Postcard

Postcard

Friday, August 5, 2011

State of the Art(s) - Picton, Day 5

I know it isn’t exactly scientific of me to add categories as I go along, but a recent submission of email correspondence between two smart, funny people defending the arts and the art of letter writing demanded their own spot on the stage. I love how State of the Art(s) fills a void in the collection and opens up the potential for a letter- remix. I’ve started that process with the selection of letters posted in the window tonight.

A favorite written in 1983 from Wayfinding ( see Day 7 from the Toronto residency) ends:

"Please enclose a quote. Remember the art of letter writing is a dying art and we must do our part to keep the tradition alive. Who knows maybe our grandchildren won’t know what the word letter means. The horror, the horror!"

This love of the written word is carried through the emails:

 Dear T
You're letter was absolutely beautiful. I'm sorry to hear the news has been so hard to bear. But the letter itself was wonderful. It put all the desultory details of the everyday away in the background, and was like a blast of what really matters. I'm sure I want to write the best letter I can back.
I'm writing now to thank you for reminding me we're all alive, and to say I'll write properly soon. ...For now, I just wanted to thank you. Your letter is still ringing in my head.
Love,
A

Dear A


Thank you for your splendid letter. It deserved an 



immediate and lavish response. I've been looking for 


the time when I could sit down and write a real 



letter, a warm, personal, funny, talkative letter.
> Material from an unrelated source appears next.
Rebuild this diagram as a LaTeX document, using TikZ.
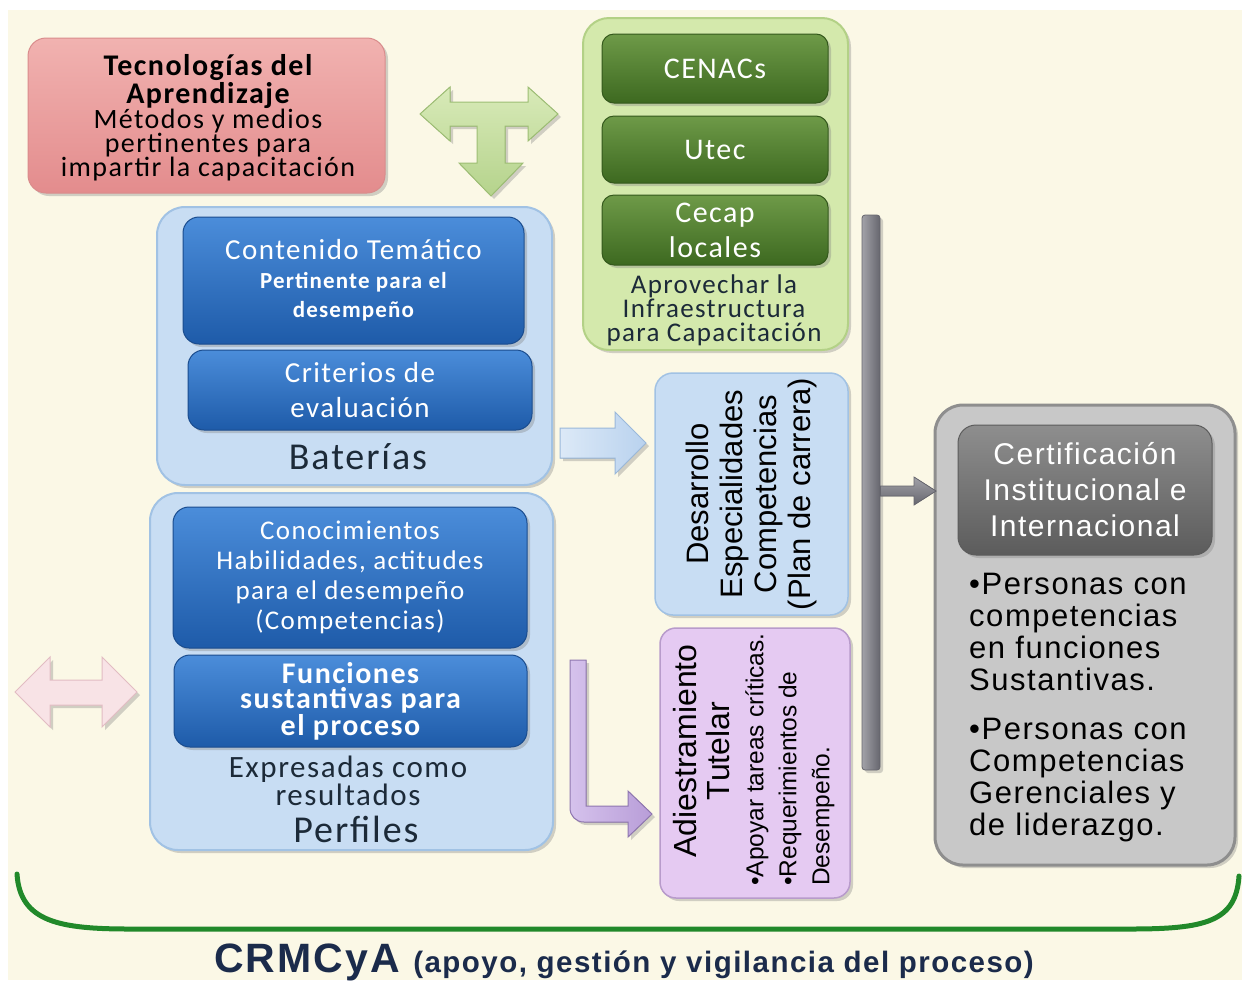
\documentclass[tikz,border=0pt]{standalone}
\usepackage{fontspec}
\setmainfont{Carlito}[LetterSpace=5]
\newfontfamily\arialf{Liberation Sans}
\newfontfamily\arialsp{Liberation Sans}[LetterSpace=5]
\usetikzlibrary{shadows}

\definecolor{cream}{HTML}{FBF8E6}
\definecolor{pinkT}{HTML}{F1B2B0}
\definecolor{pinkB}{HTML}{E38C8D}
\definecolor{pinkD}{HTML}{D98C8C}
\definecolor{tgreenT}{HTML}{D8EAB8}
\definecolor{tgreenB}{HTML}{B5D38C}
\definecolor{tgreenD}{HTML}{9DBE74}
\definecolor{panelgreen}{HTML}{D4E9AC}
\definecolor{panelgreenD}{HTML}{B3D186}
\definecolor{dkgreenT}{HTML}{6E9A48}
\definecolor{dkgreenB}{HTML}{3D6920}
\definecolor{dkgreenD}{HTML}{34581C}
\definecolor{bluepanel}{HTML}{C8DDF3}
\definecolor{bluepanelD}{HTML}{A1C2E4}
\definecolor{blueT}{HTML}{4B8DDA}
\definecolor{blueB}{HTML}{1E5BA9}
\definecolor{blueD}{HTML}{1A4C8E}
\definecolor{lav}{HTML}{E5CAF2}
\definecolor{lavD}{HTML}{B89BCB}
\definecolor{purT}{HTML}{D5C2EC}
\definecolor{purB}{HTML}{B89DD8}
\definecolor{purD}{HTML}{8F77B0}
\definecolor{barL}{HTML}{A2A2A8}
\definecolor{barR}{HTML}{66666E}
\definecolor{grayout}{HTML}{C8C8C8}
\definecolor{grayoutD}{HTML}{8E8E8E}
\definecolor{grayinT}{HTML}{8E8E8E}
\definecolor{grayinB}{HTML}{5C5C5C}
\definecolor{pinkarrow}{HTML}{F8E3E6}
\definecolor{pinkarrowD}{HTML}{E2BCC3}
\definecolor{ltblueT}{HTML}{DCE9F7}
\definecolor{ltblueB}{HTML}{B9D2EE}
\definecolor{ltblueD}{HTML}{9AB8DA}
\definecolor{bracegreen}{HTML}{21892A}
\definecolor{navy}{HTML}{1B2B4B}
\definecolor{inktext}{HTML}{1C2A38}

\begin{document}
\begin{tikzpicture}[x=1pt,y=-1pt,
  softshadow/.style={drop shadow={shadow xshift=3pt,shadow yshift=-3pt,opacity=0.35}},
  box/.style={rounded corners=18pt, inner sep=0pt, align=center},
  pinkbox/.style={box, top color=pinkT, bottom color=pinkB, draw=pinkD, line width=1pt, softshadow},
  greenpanel/.style={box, rounded corners=26pt, fill=panelgreen, draw=panelgreenD, line width=2pt, softshadow},
  greenbox/.style={box, rounded corners=12pt, top color=dkgreenT, bottom color=dkgreenB, draw=dkgreenD, line width=1pt, text=white, softshadow},
  bluepanelbox/.style={box, rounded corners=28pt, fill=bluepanel, draw=bluepanelD, line width=2pt, softshadow},
  bluebox/.style={box, rounded corners=16pt, top color=blueT, bottom color=blueB, draw=blueD, line width=1pt, text=white, softshadow},
  lavbox/.style={box, rounded corners=16pt, fill=lav, draw=lavD, line width=1.5pt, softshadow},
  grayouter/.style={box, rounded corners=28pt, fill=grayout, draw=grayoutD, line width=3pt, softshadow},
  grayinner/.style={box, rounded corners=18pt, top color=grayinT, bottom color=grayinB, draw=grayinB, line width=1pt, text=white, softshadow},
  fatgreen/.style={top color=tgreenT, bottom color=tgreenB, draw=tgreenD, line width=1pt, softshadow},
  fatblue/.style={left color=ltblueT, right color=ltblueB, draw=ltblueD, line width=1pt, softshadow},
  fatpink/.style={fill=pinkarrow, draw=pinkarrowD, line width=1pt, softshadow},
  fatpurple/.style={left color=purT, right color=purB, draw=purD, line width=1pt, softshadow},
  fatgray/.style={top color=barL, bottom color=barR, draw=barR, line width=0.8pt},
  caption/.style={inner sep=0pt, align=center, text=inktext},
  vtext/.style={inner sep=0pt, rotate=90, text=black}
]
\useasboundingbox (0,0) rectangle (1249,986);
\fill[white] (0,0) rectangle (1249,986);
\fill[cream] (8,10) rectangle (1242,980);

% curved bracket along the bottom
\draw[bracegreen, line width=5pt, line cap=round]
  (17,874) .. controls (20,922) and (60,929) .. (130,929) -- (1130,929)
  .. controls (1205,929) and (1236,922) .. (1239,876);

% learning technologies
\node[pinkbox, minimum width=357pt, minimum height=155pt, font=\fontsize{28}{24}\selectfont] (tec) at (206.5,115.5) {};
\node[caption, text=black, font=\fontsize{28}{24}\selectfont] (tectxt) at (208,118)
  {\fontsize{30}{24}\selectfont\bfseries Tecnologías del\\
   \fontsize{30}{24}\selectfont\bfseries Aprendizaje\\
   Métodos y medios\\
   pertinentes para\\
   impartir la capacitación};

% T-shaped three-way arrow
\filldraw[fatgreen]
  (420,114) -- (450,87) -- (450,102) -- (528,102) -- (528,87) -- (558,114)
  -- (528,141) -- (528,126) -- (505,126) -- (505,163) -- (523,163)
  -- (491,196) -- (459,163) -- (477,163) -- (477,126) -- (450,126)
  -- (450,141) -- cycle;

% infrastructure panel
\node[greenpanel, minimum width=265pt, minimum height=332pt] (infra) at (715.5,184) {};
\node[greenbox, minimum width=226pt, minimum height=69pt, font=\fontsize{30}{34}\selectfont] (cenacs) at (715,68.5) {CENACs};
\node[greenbox, minimum width=226pt, minimum height=67pt, font=\fontsize{30}{34}\selectfont] (utec) at (715,149.5) {Utec};
\node[greenbox, minimum width=226pt, minimum height=70pt, font=\fontsize{30}{35}\selectfont] (cecap) at (715,230) {Cecap\\locales};
\node[caption, font=\fontsize{27}{24}\selectfont] (aprov) at (714,310) {Aprovechar la\\Infraestructura\\para Capacitación};

% batteries panel
\node[bluepanelbox, minimum width=395pt, minimum height=278pt] (bat) at (354.5,346) {};
\node[bluebox, minimum width=341pt, minimum height=127pt, font=\fontsize{23}{29}\selectfont] (cont) at (353.5,280.5)
  {\fontsize{29}{29}\selectfont Contenido Temático\\
   \bfseries Pertinente para el\\
   \bfseries desempeño};
\node[bluebox, minimum width=344pt, minimum height=80pt, font=\fontsize{29}{35}\selectfont] (crit) at (360,390) {Criterios de\\evaluación};
\node[caption, font=\fontsize{38}{38}\selectfont] (batlbl) at (358,457) {Baterías};

% profiles panel
\node[bluepanelbox, minimum width=403pt, minimum height=357pt] (perf) at (351.5,671.5) {};
\node[bluebox, minimum width=354pt, minimum height=141pt, font=\fontsize{27}{30}\selectfont] (conoc) at (350,577.5)
  {Conocimientos\\Habilidades, actitudes\\para el desempeño\\(Competencias)};
\node[bluebox, minimum width=353pt, minimum height=92pt, font=\fontsize{30}{25.5}\selectfont\bfseries] (func) at (350.5,701)
  {Funciones\\sustantivas para\\el proceso};
\node[caption, font=\fontsize{31}{24}\selectfont] (expr) at (348,781) {Expresadas como\\resultados};
\node[caption, font=\fontsize{38}{38}\selectfont] (perflbl) at (356,829) {Perfiles};

% left two-way arrow
\filldraw[fatpink]
  (15,692) -- (50,657) -- (50,680) -- (102,680) -- (102,657) -- (137,692)
  -- (102,727) -- (102,705) -- (50,705) -- (50,727) -- cycle;

% arrow from batteries to career development
\filldraw[fatblue]
  (560,428) -- (615,428) -- (615,412) -- (646,443) -- (615,474) -- (615,458) -- (560,458) -- cycle;

% career development
\node[box, rounded corners=18pt, fill=bluepanel, draw=bluepanelD, line width=1.5pt, softshadow,
      minimum width=193pt, minimum height=242pt] (des) at (751.5,494) {};
\node[vtext, align=center, font=\arialf\fontsize{31}{34}\selectfont] (destxt) at (des.center)
  {Desarrollo\\Especialidades\\Competencias\\(Plan de carrera)};

% tutoring
\node[lavbox, minimum width=190pt, minimum height=270pt] (adi) at (755,763) {};
\node[vtext, align=center, font=\arialf\fontsize{32}{33}\selectfont] (aditit) at (702,751) {Adiestramiento\\Tutelar};
\node[vtext, align=left, anchor=west, font=\arialf\fontsize{24.5}{33}\selectfont] (adibul) at (790,886)
  {•Apoyar tareas críticas.\\•Requerimientos de\\Desempeño.};

% L-shaped arrow from profiles to tutoring
\filldraw[fatpurple]
  (570,660) -- (586,660) -- (586,806) -- (628,806) -- (628,791) -- (652,814)
  -- (628,837) -- (628,822) -- (584,822) .. controls (576,822) and (570,816) .. (570,808) -- cycle;

% vertical collector bar
\node[inner sep=0pt, minimum width=18pt, minimum height=555pt, left color=barL, right color=barR,
      draw=barR, line width=0.8pt, rounded corners=3pt, softshadow] (bar) at (871,492.5) {};

% certification panel
\node[grayouter, minimum width=300pt, minimum height=460pt] (cert) at (1085,635) {};
\node[grayinner, minimum width=254pt, minimum height=130pt, font=\arialsp\fontsize{30}{36}\selectfont] (certtit) at (1085,490)
  {Certificación\\Institucional e\\Internacional};
\node[inner sep=0pt, anchor=north west, align=left, text=black, font=\arialsp\fontsize{31}{32}\selectfont] (certbul) at (969,573)
  {•Personas con\\competencias\\en funciones\\Sustantivas.\\[17pt]
   •Personas con\\Competencias\\Gerenciales y\\de liderazgo.};

% arrow from the bar to certification
\filldraw[fatgray]
  (bar.east |- 0,486) -- (914,486) -- (914,477) -- (936,491) -- (914,505) -- (914,496) -- (bar.east |- 0,496) -- cycle;

% committee caption
\node[inner sep=0pt, text=navy, font=\arialsp\bfseries] (crm) at (624,962)
  {\fontsize{41}{41}\selectfont CRMCyA \fontsize{29.5}{29.5}\selectfont(apoyo, gestión y vigilancia del proceso)};
\end{tikzpicture}
\end{document}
I 
find E-mail kind of odd. You've mastered it 



brilliantly, just making it another personal tool to 
communicate so intimately with. I still need to 



pretend I am using a pen and shielding my pages 
with the other hand. Anyway, I'm just going to 



blab away and fire this off to you. 


It's wonderful to get a letter like yours, from 

someone who writes so fluidly and so funnily. 


And he does! In another email A sums up his take on a career in the Arts. Drop by Books & Company  to hear more...   

"My old friend said, with a wave of his cigar, "You're in showbiz, A. You could maybe give her a few pointers." Then he turned to her and said, "This guy's been around for a few years. He'll put you right. Listen to him." And they all marched off to see to the barbecue and left us alone in the piano room to talk. My "career" was at a particularly low ebb at that point, so the absurdity of me giving anyone any advice seemed too obvious. That might, in fact, have been the time I coined the expression, "Failure hasn't changed me a bit." In the end I said, "Do it. Because even if it all goes horribly wrong and you never make a bean and never get anywhere, then at least your
friends will end up being exactly the people you'd want to be your friend."